> _Description of the task_
Please copy out exactly, and only, the lines between the line with "Convert this chart to Chart.js code." and the line with "const managerDelta = ['+52', '+44', '+37', '+20', '+9'];", both included. Pictures are to be omitted.

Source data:
____________

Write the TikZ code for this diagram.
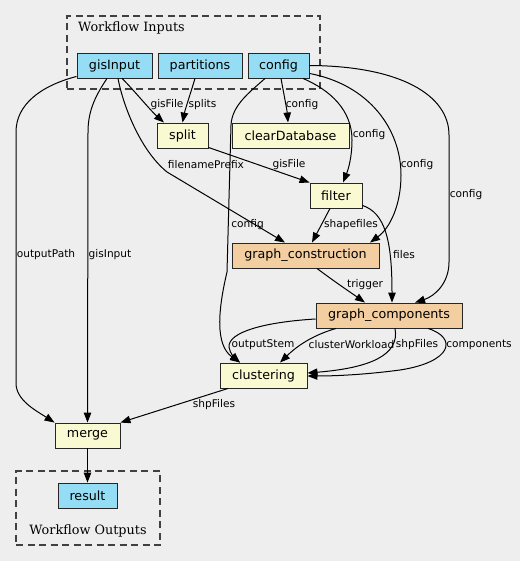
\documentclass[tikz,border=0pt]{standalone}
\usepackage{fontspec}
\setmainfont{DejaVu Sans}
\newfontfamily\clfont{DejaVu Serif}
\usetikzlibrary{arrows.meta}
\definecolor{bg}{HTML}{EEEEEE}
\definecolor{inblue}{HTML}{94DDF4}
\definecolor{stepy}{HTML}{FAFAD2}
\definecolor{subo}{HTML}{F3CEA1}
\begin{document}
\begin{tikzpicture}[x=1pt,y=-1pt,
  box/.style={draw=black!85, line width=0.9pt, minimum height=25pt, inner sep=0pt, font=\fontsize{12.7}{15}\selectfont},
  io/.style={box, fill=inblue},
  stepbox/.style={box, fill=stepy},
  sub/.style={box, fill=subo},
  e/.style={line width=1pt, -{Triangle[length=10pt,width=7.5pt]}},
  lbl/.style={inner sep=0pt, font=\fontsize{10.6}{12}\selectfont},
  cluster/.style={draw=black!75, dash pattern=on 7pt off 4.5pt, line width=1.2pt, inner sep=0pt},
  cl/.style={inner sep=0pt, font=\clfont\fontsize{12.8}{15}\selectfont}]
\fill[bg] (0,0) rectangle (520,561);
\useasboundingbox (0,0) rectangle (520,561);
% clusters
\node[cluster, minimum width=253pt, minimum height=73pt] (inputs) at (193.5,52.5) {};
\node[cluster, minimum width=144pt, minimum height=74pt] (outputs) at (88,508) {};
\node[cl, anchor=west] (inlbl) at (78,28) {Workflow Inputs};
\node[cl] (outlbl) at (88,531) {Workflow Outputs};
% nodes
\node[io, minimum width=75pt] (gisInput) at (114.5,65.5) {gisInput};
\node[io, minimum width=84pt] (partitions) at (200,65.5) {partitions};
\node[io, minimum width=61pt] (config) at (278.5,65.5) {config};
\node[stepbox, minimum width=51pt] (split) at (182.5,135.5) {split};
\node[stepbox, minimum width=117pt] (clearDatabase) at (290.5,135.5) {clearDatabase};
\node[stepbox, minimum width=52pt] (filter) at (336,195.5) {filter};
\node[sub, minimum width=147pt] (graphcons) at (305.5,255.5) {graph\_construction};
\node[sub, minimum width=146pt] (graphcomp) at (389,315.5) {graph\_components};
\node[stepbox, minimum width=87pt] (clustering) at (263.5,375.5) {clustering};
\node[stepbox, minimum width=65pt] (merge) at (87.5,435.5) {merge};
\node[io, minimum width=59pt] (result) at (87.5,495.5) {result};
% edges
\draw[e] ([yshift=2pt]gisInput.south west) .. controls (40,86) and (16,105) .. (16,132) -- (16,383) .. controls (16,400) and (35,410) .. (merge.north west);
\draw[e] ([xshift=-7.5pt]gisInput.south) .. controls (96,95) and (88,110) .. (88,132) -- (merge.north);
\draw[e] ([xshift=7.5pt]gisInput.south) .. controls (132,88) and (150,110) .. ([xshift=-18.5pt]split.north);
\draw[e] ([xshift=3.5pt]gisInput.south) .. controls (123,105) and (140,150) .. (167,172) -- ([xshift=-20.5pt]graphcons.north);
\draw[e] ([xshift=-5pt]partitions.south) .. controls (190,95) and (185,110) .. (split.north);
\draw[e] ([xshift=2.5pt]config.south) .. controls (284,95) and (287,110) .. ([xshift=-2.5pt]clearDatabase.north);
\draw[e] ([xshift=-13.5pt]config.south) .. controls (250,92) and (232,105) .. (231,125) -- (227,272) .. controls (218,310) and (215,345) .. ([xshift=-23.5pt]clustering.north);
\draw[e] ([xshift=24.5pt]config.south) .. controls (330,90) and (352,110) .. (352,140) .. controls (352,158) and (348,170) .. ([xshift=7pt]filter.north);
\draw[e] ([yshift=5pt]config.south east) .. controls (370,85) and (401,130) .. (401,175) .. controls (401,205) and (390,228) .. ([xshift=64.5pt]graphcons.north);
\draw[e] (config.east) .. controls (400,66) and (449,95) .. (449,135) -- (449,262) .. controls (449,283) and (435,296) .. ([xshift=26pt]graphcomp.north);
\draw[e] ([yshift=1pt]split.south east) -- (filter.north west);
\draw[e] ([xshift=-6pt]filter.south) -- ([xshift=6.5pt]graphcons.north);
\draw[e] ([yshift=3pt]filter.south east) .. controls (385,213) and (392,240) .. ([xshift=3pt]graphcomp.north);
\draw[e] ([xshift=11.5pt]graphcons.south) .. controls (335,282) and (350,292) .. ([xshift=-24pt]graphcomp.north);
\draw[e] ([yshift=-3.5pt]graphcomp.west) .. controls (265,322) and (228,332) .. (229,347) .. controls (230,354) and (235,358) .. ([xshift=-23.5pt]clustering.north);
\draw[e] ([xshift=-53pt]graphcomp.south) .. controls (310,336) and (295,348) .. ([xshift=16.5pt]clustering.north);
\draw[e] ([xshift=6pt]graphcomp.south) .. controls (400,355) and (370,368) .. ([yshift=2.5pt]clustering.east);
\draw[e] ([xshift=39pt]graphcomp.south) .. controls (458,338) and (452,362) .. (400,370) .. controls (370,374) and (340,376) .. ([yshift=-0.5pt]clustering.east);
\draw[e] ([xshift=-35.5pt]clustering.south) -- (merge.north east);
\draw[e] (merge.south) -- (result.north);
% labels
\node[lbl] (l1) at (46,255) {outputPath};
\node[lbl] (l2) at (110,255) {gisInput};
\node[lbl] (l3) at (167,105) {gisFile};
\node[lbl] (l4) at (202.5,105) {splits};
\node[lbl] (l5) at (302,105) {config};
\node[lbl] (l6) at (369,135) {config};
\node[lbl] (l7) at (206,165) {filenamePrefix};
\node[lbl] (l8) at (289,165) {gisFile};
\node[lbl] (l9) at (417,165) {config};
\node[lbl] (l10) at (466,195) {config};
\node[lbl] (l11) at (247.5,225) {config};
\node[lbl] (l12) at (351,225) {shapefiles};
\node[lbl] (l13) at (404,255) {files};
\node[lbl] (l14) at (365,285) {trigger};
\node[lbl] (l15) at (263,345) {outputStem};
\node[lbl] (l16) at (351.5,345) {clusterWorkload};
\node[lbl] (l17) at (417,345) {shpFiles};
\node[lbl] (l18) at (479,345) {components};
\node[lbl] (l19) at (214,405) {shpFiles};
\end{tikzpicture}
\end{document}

____________

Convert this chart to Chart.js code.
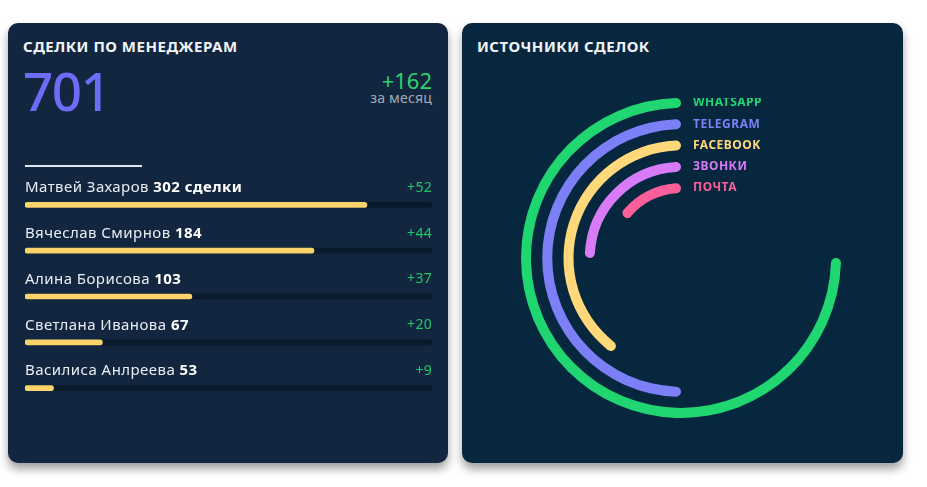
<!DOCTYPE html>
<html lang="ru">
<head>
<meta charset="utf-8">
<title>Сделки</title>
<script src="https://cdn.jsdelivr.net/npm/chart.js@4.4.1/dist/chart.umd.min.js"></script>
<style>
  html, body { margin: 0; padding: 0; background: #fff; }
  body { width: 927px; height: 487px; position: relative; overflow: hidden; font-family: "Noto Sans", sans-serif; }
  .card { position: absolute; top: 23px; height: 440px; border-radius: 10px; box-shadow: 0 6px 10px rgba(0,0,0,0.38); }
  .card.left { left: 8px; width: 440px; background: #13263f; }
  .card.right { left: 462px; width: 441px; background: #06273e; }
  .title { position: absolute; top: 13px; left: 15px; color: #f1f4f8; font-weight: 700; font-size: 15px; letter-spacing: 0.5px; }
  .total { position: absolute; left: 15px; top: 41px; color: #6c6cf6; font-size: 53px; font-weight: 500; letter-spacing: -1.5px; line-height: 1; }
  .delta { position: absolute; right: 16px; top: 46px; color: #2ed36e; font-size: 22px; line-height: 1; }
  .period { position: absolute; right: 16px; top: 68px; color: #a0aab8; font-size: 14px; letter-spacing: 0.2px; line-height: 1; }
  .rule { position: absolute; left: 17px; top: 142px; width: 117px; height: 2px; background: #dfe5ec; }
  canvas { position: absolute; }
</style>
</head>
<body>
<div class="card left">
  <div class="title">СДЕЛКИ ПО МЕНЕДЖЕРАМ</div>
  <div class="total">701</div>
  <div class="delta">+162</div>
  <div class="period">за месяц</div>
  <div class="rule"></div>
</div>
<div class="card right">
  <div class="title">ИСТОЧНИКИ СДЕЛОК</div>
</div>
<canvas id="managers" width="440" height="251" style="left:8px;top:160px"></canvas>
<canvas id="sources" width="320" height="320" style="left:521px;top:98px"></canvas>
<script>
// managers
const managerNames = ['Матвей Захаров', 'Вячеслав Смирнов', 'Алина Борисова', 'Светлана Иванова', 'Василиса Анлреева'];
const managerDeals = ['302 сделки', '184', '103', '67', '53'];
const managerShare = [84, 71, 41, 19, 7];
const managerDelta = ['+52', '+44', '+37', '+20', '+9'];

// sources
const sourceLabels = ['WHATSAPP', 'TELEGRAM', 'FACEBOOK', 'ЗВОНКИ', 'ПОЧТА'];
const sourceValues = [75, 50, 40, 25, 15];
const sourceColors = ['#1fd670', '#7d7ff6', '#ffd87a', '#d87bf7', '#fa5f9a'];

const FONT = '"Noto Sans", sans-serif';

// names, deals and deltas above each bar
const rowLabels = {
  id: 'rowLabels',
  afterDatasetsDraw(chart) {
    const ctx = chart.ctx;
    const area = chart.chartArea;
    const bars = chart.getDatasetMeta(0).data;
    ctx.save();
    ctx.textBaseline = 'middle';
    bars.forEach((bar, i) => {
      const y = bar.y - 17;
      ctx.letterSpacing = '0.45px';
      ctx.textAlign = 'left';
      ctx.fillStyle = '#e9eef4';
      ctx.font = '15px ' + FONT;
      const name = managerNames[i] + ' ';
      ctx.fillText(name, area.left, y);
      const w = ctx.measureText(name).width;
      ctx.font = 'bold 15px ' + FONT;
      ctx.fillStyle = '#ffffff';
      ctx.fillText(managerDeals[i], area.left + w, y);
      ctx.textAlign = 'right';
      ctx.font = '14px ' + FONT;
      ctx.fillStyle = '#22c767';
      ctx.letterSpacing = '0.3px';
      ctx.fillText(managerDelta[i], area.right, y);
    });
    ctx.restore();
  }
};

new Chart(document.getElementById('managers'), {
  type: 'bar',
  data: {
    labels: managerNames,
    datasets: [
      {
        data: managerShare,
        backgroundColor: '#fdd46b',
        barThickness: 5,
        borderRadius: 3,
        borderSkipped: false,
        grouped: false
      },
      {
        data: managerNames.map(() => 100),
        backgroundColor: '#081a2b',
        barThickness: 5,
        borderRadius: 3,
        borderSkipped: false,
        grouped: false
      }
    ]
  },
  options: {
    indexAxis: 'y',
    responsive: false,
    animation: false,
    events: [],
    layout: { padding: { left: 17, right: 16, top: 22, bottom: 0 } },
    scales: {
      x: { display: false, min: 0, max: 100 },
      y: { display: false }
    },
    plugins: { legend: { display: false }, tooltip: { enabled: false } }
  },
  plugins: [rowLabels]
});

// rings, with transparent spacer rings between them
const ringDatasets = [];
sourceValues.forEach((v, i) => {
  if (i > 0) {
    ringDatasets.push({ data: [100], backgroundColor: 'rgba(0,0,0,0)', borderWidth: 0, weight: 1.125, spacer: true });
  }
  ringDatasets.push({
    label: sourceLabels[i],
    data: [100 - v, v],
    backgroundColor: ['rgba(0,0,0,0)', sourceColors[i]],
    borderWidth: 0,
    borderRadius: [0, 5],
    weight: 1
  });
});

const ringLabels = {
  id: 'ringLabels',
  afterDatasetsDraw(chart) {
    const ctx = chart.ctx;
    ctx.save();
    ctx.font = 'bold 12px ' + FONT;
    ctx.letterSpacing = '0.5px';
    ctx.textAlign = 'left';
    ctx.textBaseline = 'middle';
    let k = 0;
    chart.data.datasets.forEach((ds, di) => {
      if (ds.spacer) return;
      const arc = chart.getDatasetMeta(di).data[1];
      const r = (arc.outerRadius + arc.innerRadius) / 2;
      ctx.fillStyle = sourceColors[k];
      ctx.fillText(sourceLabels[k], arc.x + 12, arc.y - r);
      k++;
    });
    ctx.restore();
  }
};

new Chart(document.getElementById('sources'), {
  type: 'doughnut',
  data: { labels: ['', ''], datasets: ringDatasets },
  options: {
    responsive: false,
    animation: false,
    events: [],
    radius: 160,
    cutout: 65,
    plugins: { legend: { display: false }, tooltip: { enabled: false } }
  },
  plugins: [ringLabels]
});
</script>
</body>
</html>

____________

> _Written response_
Convert this chart to Chart.js code.
<!DOCTYPE html>
<html lang="ru">
<head>
<meta charset="utf-8">
<title>Сделки</title>
<script src="https://cdn.jsdelivr.net/npm/chart.js@4.4.1/dist/chart.umd.min.js"></script>
<style>
  html, body { margin: 0; padding: 0; background: #fff; }
  body { width: 927px; height: 487px; position: relative; overflow: hidden; font-family: "Noto Sans", sans-serif; }
  .card { position: absolute; top: 23px; height: 440px; border-radius: 10px; box-shadow: 0 6px 10px rgba(0,0,0,0.38); }
  .card.left { left: 8px; width: 440px; background: #13263f; }
  .card.right { left: 462px; width: 441px; background: #06273e; }
  .title { position: absolute; top: 13px; left: 15px; color: #f1f4f8; font-weight: 700; font-size: 15px; letter-spacing: 0.5px; }
  .total { position: absolute; left: 15px; top: 41px; color: #6c6cf6; font-size: 53px; font-weight: 500; letter-spacing: -1.5px; line-height: 1; }
  .delta { position: absolute; right: 16px; top: 46px; color: #2ed36e; font-size: 22px; line-height: 1; }
  .period { position: absolute; right: 16px; top: 68px; color: #a0aab8; font-size: 14px; letter-spacing: 0.2px; line-height: 1; }
  .rule { position: absolute; left: 17px; top: 142px; width: 117px; height: 2px; background: #dfe5ec; }
  canvas { position: absolute; }
</style>
</head>
<body>
<div class="card left">
  <div class="title">СДЕЛКИ ПО МЕНЕДЖЕРАМ</div>
  <div class="total">701</div>
  <div class="delta">+162</div>
  <div class="period">за месяц</div>
  <div class="rule"></div>
</div>
<div class="card right">
  <div class="title">ИСТОЧНИКИ СДЕЛОК</div>
</div>
<canvas id="managers" width="440" height="251" style="left:8px;top:160px"></canvas>
<canvas id="sources" width="320" height="320" style="left:521px;top:98px"></canvas>
<script>
// managers
const managerNames = ['Матвей Захаров', 'Вячеслав Смирнов', 'Алина Борисова', 'Светлана Иванова', 'Василиса Анлреева'];
const managerDeals = ['302 сделки', '184', '103', '67', '53'];
const managerShare = [84, 71, 41, 19, 7];
const managerDelta = ['+52', '+44', '+37', '+20', '+9'];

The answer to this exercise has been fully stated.